While jeonse loans and group loans in the banking sector decreased by 100 billion to 200 billion won each, increases in individual mortgage loans (3.9 trillion won) and policy mortgages (2.4 trillion won) contributed to the overall rise in mortgage loans. The Financial Services Commission stated, "Household loans have continued to increase since April due to a recovery in housing transaction volumes."


The recent resurgence of the stock market, centered on secondary battery stocks, has also had an impact. Other loans, including credit loans across all financial sectors, decreased by 200 billion won compared to the previous month, falling to the lowest level this year (ranging from 800 billion to 7.5 trillion won). Authorities explained that this was due to a combination of temporary cash demand from public offering subscriptions and the effect of writing off bad debts in the first half, which reduced the decrease in other loans from insurance companies and specialized credit finance companies.


On the other hand, loan interest rates in the financial sector remain significant. As of this day, the main variable-rate mortgage loan products (based on new COFIX rates) from the four major commercial banks (KB Kookmin, Shinhan, Woori, Hana) ranged from 4.33% to 6.00%. Although not at the level seen at the beginning of the year, products with interest rates in the 3% range have disappeared. Interest burdens are also increasing. According to the Bank of Korea, the balance-based mortgage loan interest rate at deposit banks remained at 4.21% in June, the highest level in 10 years.

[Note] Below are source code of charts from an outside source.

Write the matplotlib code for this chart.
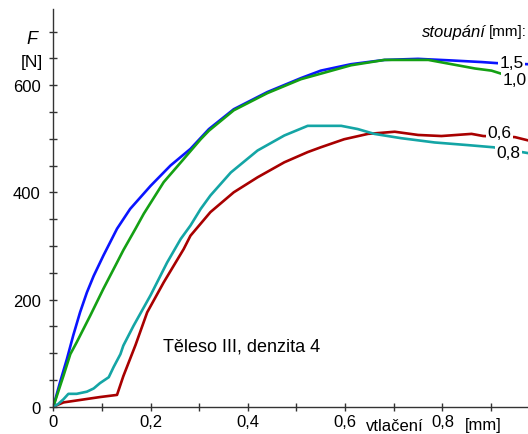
import numpy as np
import matplotlib
matplotlib.use('Agg')
import matplotlib.pyplot as plt

plt.rcParams['font.family'] = ['Liberation Sans', 'DejaVu Sans']

# data (vtlaceni [mm], F [N]) per stoupani
x15 = [0, 0.014, 0.028, 0.041, 0.055, 0.069, 0.083, 0.103, 0.117, 0.131, 0.158, 0.200,
       0.241, 0.282, 0.320, 0.371, 0.440, 0.509, 0.550, 0.612, 0.681, 0.750, 0.819,
       0.881, 0.912, 0.977]
y15 = [0, 46, 89, 133, 176, 213, 244, 282, 307, 332, 369, 412,
       450, 481, 518, 555, 587, 613, 627, 639, 647, 649, 646,
       643, 641, 639]

x10 = [0, 0.021, 0.035, 0.048, 0.076, 0.103, 0.131, 0.144, 0.169, 0.186, 0.227, 0.268,
       0.303, 0.320, 0.371, 0.440, 0.509, 0.612, 0.681, 0.771, 0.819, 0.867, 0.901,
       0.922, 0.977]
y10 = [0, 58, 98, 120, 170, 220, 269, 292, 332, 360, 419, 462,
       499, 515, 553, 585, 611, 637, 647, 647, 639, 631, 627,
       621, 605]

x08 = [0, 0.010, 0.021, 0.031, 0.048, 0.069, 0.083, 0.096, 0.114, 0.124, 0.138, 0.144,
       0.165, 0.200, 0.234, 0.262, 0.282, 0.303, 0.323, 0.365, 0.420, 0.475, 0.523,
       0.592, 0.626, 0.660, 0.715, 0.784, 0.853, 0.905, 0.977]
y08 = [0, 5, 14, 24, 24, 28, 34, 44, 55, 74, 98, 114,
       151, 208, 269, 313, 338, 369, 394, 437, 478, 506, 524,
       524, 518, 509, 501, 493, 488, 484, 473]

x06 = [0, 0.021, 0.096, 0.131, 0.144, 0.169, 0.193, 0.227, 0.268, 0.282, 0.323,
       0.371, 0.420, 0.475, 0.523, 0.550, 0.598, 0.647, 0.702, 0.750, 0.798, 0.860,
       0.884, 0.949, 0.980]
y06 = [0, 8, 18, 22, 57, 115, 176, 232, 294, 319, 363,
       400, 428, 456, 475, 484, 499, 509, 513, 507, 505, 509,
       505, 503, 496]

serie = [(x15, y15, '#0a14ff', '1,5', 0.942, 643),
         (x10, y10, '#14a014', '1,0', 0.948, 610),
         (x06, y06, '#a80000', '0,6', 0.918, 512),
         (x08, y08, '#14a5a5', '0,8', 0.936, 475)]

W, H = 528, 435
fig = plt.figure(figsize=(W / 100, H / 100), dpi=100)
ax = fig.add_axes([53.3 / W, 1 - 407.7 / H, 1 - 53.3 / W, (407.7 - 10) / H])

for xs, ys, c, lab, tx, ty in serie:
    ax.plot(xs, ys, color=c, lw=1.9, solid_joinstyle='round')
for xs, ys, c, lab, tx, ty in serie:
    ax.text(tx, ty, lab, fontsize=12.5, ha='center', va='center',
            bbox=dict(facecolor='white', edgecolor='none', pad=1))

ax.set_xlim(0, 0.976)
ax.set_ylim(0, 742)
for s in ['top', 'right']:
    ax.spines[s].set_visible(False)
for s in ['left', 'bottom']:
    ax.spines[s].set_color('#333333')
    ax.spines[s].set_linewidth(1.0)

ax.set_xticks(np.arange(0, 0.95, 0.1))
ax.set_xticklabels(['0', '', '0,2', '', '0,4', '', '0,6', '', '0,8', ''])
ax.set_yticks(np.arange(0, 750, 50))
ax.set_yticklabels(['' if v % 200 else str(v) for v in range(0, 750, 50)])
ax.tick_params(direction='inout', length=6, width=1, color='#333333',
               labelsize=12, pad=2)
ax.tick_params(axis='y', pad=6)

ax.text(0.226, 113, 'Těleso III, denzita 4', fontsize=13, va='center')

fig.text(37 / W, 1 - 40 / H, 'F', fontsize=13, style='italic', ha='right', va='center')
fig.text(43 / W, 1 - 62 / H, '[N]', fontsize=12.5, ha='right', va='center')
fig.text(395 / W, 1 - 427 / H, 'vtlačení', fontsize=12, ha='center', va='center')
fig.text(483 / W, 1 - 426 / H, '[mm]', fontsize=12, ha='center', va='center')
fig.text(486 / W, 1 - 32 / H, 'stoupání', fontsize=12, style='italic', ha='right', va='center')
fig.text(527 / W, 1 - 32 / H, '[mm]:', fontsize=11, ha='right', va='center')

fig.savefig('out.png', dpi=100)
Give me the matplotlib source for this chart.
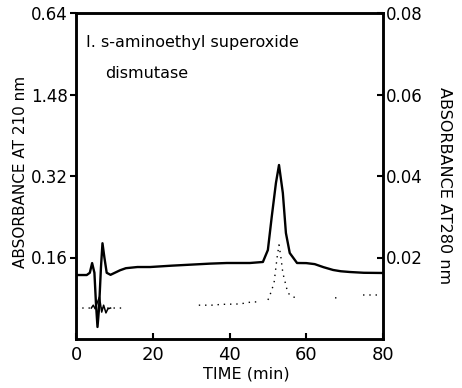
import numpy as np
import matplotlib.pyplot as plt

# absorbance at 210 nm (solid trace, left axis units)
time_210 = [0, 2.8, 3.6, 4.2, 4.8, 5.2, 5.6, 6.0, 6.5, 6.9, 7.4, 8.0, 9.0, 10.0,
            11.5, 13.0, 16.0, 19.3, 25.0, 30.0, 35.0, 39.3, 45.3, 48.7, 50.0, 51.0,
            52.1, 52.9, 53.9, 54.7, 55.7, 57.6, 60.0, 62.2, 64.5, 67.0, 69.0, 71.4, 75.0, 80.0]
abs_210 = [0.1256, 0.1256, 0.1300, 0.1490, 0.1300, 0.0700, 0.0236, 0.0600, 0.1400, 0.1880,
           0.1600, 0.1300, 0.1260, 0.1296, 0.1350, 0.1390, 0.1413, 0.1413, 0.1440, 0.1460,
           0.1480, 0.1492, 0.1492, 0.1512, 0.1747, 0.2395, 0.3063, 0.3416, 0.2866, 0.2081,
           0.1688, 0.1492, 0.1490, 0.1470, 0.1410, 0.1355, 0.1330, 0.1315, 0.1300, 0.1296]

# absorbance at 280 nm (dotted trace, right axis units; nan = break in trace)
time_280 = [0, 12.8, np.nan, 32.0, 35.3, 38.0, 42.7, 45.8, 47.1, np.nan,
            50.0, 50.3, 51.6, 52.4, 52.9, 53.4, 53.9, 55.2, 56.5, 58.0, np.nan,
            67.5, 68.5, np.nan, 74.8, 79.2]
abs_280 = [0.0076, 0.0076, np.nan, 0.0083, 0.0083, 0.0085, 0.0086, 0.0091, 0.0091, np.nan,
           0.0096, 0.0101, 0.0137, 0.0200, 0.0231, 0.0200, 0.0162, 0.0113, 0.0103, 0.0101, np.nan,
           0.0101, 0.0101, np.nan, 0.0108, 0.0108]

# disturbance of the 280 nm trace at injection
time_280_inj = [4.0, 4.5, 5.0, 5.5, 6.1, 6.7, 7.2, 7.8, 8.3, 9.0]
abs_280_inj = [0.0076, 0.0083, 0.0074, 0.0088, 0.0103, 0.0066, 0.0083, 0.0064, 0.0074, 0.0076]

left_ticks = [0.16, 0.32, 0.48, 0.64]
left_labels = ['0.16', '0.32', '1.48', '0.64']
right_ticks = [0.02, 0.04, 0.06, 0.08]
x_ticks = [0, 20, 40, 60, 80]

plt.rcParams['font.family'] = ['DejaVu Sans']

fig = plt.figure(figsize=(4.62, 3.88), dpi=100)
ax = fig.add_axes([76 / 462, 1 - 339 / 388, 307 / 462, 326 / 388])
ax2 = ax.twinx()

ax.plot(time_210, abs_210, color='black', lw=1.7)
ax2.plot(time_280, abs_280, color='black', lw=1.0, linestyle=(0, (1, 3.5)))
ax2.plot(time_280_inj, abs_280_inj, color='black', lw=1.1)

ax.set_xlim(0, 80)
ax.set_ylim(0, 0.64)
ax2.set_ylim(0, 0.08)

ax.set_xticks(x_ticks)
ax.set_xticklabels([str(v) for v in x_ticks], fontsize=13)
ax.set_yticks(left_ticks)
ax.set_yticklabels(left_labels, fontsize=12)
ax2.set_yticks(right_ticks)
ax2.set_yticklabels(['%.2f' % v for v in right_ticks], fontsize=12)

ax.tick_params(axis='x', direction='in', length=4, width=1.5, pad=5)
ax.tick_params(axis='y', direction='out', length=4, width=1.5, pad=2)
ax2.tick_params(axis='y', direction='in', length=4, width=1.5, pad=2)

for a in (ax, ax2):
    for s in a.spines.values():
        s.set_linewidth(1.8)

fig.text(21 / 462, 1 - 172 / 388, 'ABSORBANCE AT 210 nm', rotation=90,
         ha='center', va='center', fontsize=11)
fig.text(444 / 462, 1 - 186 / 388, 'ABSORBANCE AT280 nm', rotation=270,
         ha='center', va='center', fontsize=11.5)
fig.text(246 / 462, 1 - 374 / 388, 'TIME (min)', ha='center', va='center', fontsize=11.5)

fig.text(86 / 462, 1 - 42 / 388, 'I. s-aminoethyl superoxide', ha='left', va='center', fontsize=11.5)
fig.text(105 / 462, 1 - 74 / 388, 'dismutase', ha='left', va='center', fontsize=11.5)

fig.savefig('out.png', dpi=100)
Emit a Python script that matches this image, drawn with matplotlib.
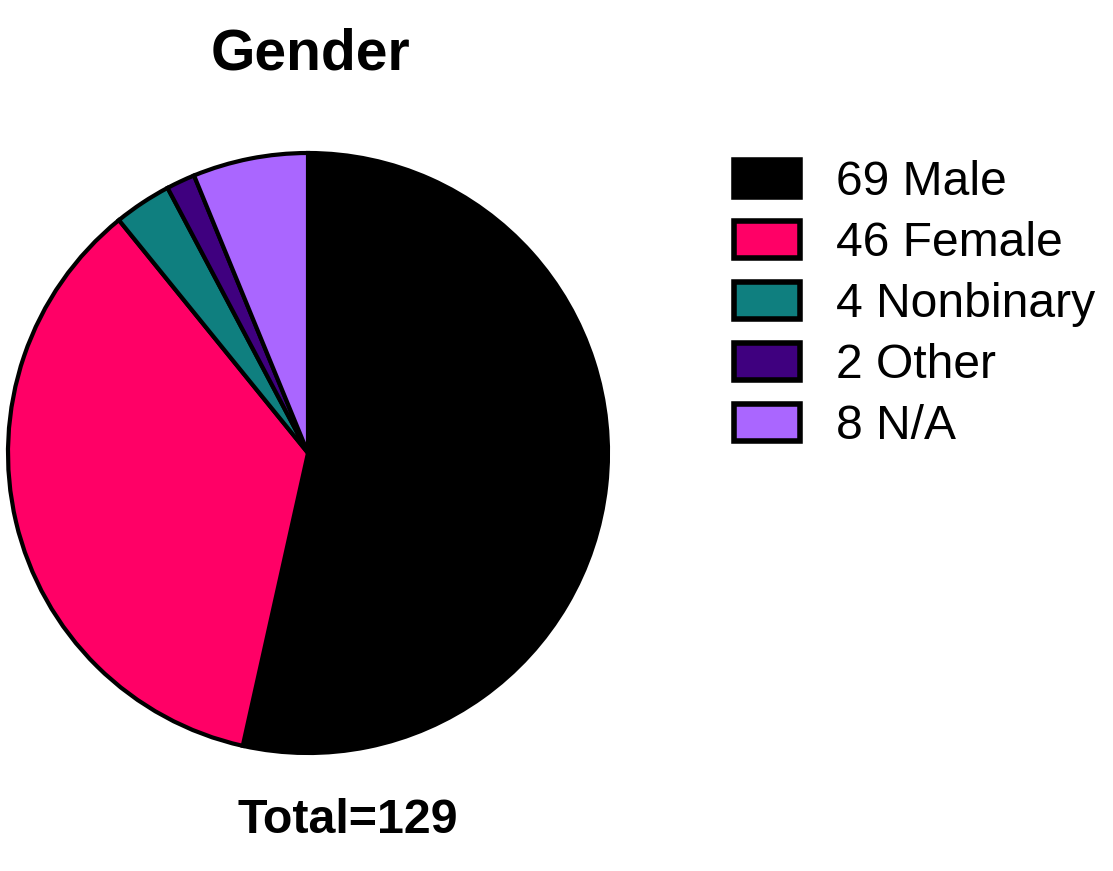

The industry explains that despite the serious interest rate situation, the expanding loan growth is a result of the government's accommodative policies implemented since the beginning of the year to ensure a soft landing in the real estate market, such as the launch of special Bogeumjari loans, easing of comprehensive real estate taxes, and relaxation of reverse jeonse return loan regulations. Additionally, the so-called 'interest rate peak theory' gaining traction, centered on the U.S. Federal Reserve (Fed), has created a favorable environment for asset markets like real estate and stocks.


However, the possibility of further interest rate hikes cannot be ruled out. Recently, forecasts that the Fed will maintain the current high interest rate level for a considerable period have persisted, pushing the U.S. 10-year Treasury yield above 4%. As a result, as of the 8th, the 5-year AAA-rated bank bond yield recorded 4.223%. Although this is slightly lower than the 4.354% on the 4th, it shows a clear upward trend compared to early June's 4.094%. This rise in bank bond yields could act as a factor for additional interest rate increases.


Experts say the likelihood of a transition to a systemic crisis is low but express concerns that household debt could hamper Korea's economy in the future. Professor Kim Sang-bong of Hansung University’s Department of Economics stated, "The accommodative policies implemented since the beginning of the year have ultimately increased debt in the real estate sector. Although the U.S. may not raise rates further, it is highly likely to maintain the current rate level (5.25?5.50%) for some time, and the associated household debt risks will be a factor that suppresses Korea's economic growth rate in the medium to long term."


Meanwhile, the government has also decided to monitor the increase in household loans. The financial authorities plan to hold a meeting on the 10th, chaired by Secretary-General Lee Se-hoon, to review the recent trend of expanding household loans with related agencies.